**Stated problem**. Transcribe the material word for word, but without the images.

[Plotting code records]
────────────────
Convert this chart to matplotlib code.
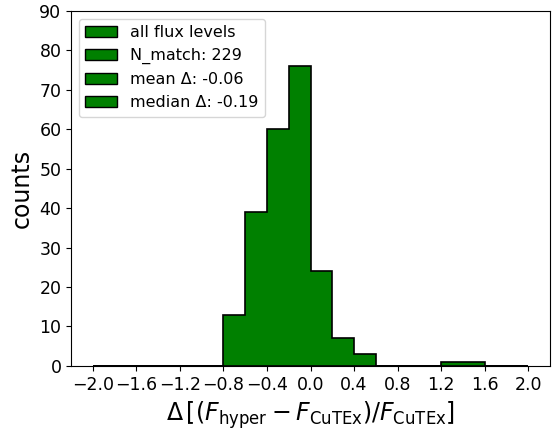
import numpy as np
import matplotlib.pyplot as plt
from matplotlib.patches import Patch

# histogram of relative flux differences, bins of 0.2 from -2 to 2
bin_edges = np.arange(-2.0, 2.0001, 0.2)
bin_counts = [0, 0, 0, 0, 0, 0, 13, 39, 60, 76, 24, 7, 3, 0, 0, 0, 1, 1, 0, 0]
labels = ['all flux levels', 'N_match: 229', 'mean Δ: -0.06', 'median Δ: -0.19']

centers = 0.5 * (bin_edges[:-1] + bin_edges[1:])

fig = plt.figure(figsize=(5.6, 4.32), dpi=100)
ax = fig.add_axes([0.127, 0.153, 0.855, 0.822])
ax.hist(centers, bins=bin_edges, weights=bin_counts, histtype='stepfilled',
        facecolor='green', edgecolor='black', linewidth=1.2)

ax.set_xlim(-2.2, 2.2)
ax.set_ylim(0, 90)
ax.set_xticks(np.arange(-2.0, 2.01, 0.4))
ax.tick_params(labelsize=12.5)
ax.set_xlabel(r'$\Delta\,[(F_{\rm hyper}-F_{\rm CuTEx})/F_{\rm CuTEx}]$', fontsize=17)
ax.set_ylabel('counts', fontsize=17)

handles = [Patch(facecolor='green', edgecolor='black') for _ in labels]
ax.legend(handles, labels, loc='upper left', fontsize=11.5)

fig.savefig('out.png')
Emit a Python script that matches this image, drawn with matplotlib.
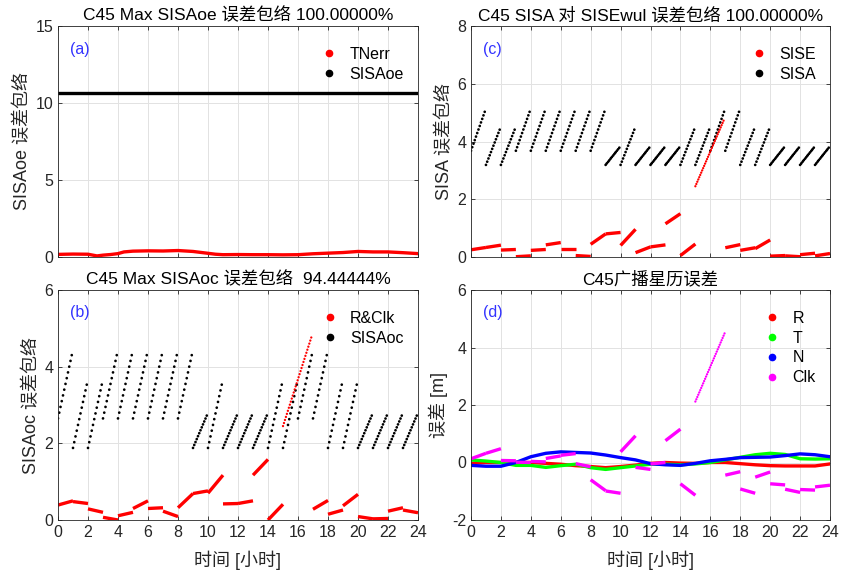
────────────────
**Response**.
Convert this chart to matplotlib code.
import numpy as np
import matplotlib.pyplot as plt
from matplotlib.patches import Patch

# histogram of relative flux differences, bins of 0.2 from -2 to 2
bin_edges = np.arange(-2.0, 2.0001, 0.2)
bin_counts = [0, 0, 0, 0, 0, 0, 13, 39, 60, 76, 24, 7, 3, 0, 0, 0, 1, 1, 0, 0]
labels = ['all flux levels', 'N_match: 229', 'mean Δ: -0.06', 'median Δ: -0.19']

centers = 0.5 * (bin_edges[:-1] + bin_edges[1:])

fig = plt.figure(figsize=(5.6, 4.32), dpi=100)
ax = fig.add_axes([0.127, 0.153, 0.855, 0.822])
ax.hist(centers, bins=bin_edges, weights=bin_counts, histtype='stepfilled',
        facecolor='green', edgecolor='black', linewidth=1.2)

ax.set_xlim(-2.2, 2.2)
ax.set_ylim(0, 90)
ax.set_xticks(np.arange(-2.0, 2.01, 0.4))
ax.tick_params(labelsize=12.5)
ax.set_xlabel(r'$\Delta\,[(F_{\rm hyper}-F_{\rm CuTEx})/F_{\rm CuTEx}]$', fontsize=17)
ax.set_ylabel('counts', fontsize=17)

handles = [Patch(facecolor='green', edgecolor='black') for _ in labels]
ax.legend(handles, labels, loc='upper left', fontsize=11.5)

fig.savefig('out.png')
Emit a Python script that matches this image, drawn with matplotlib.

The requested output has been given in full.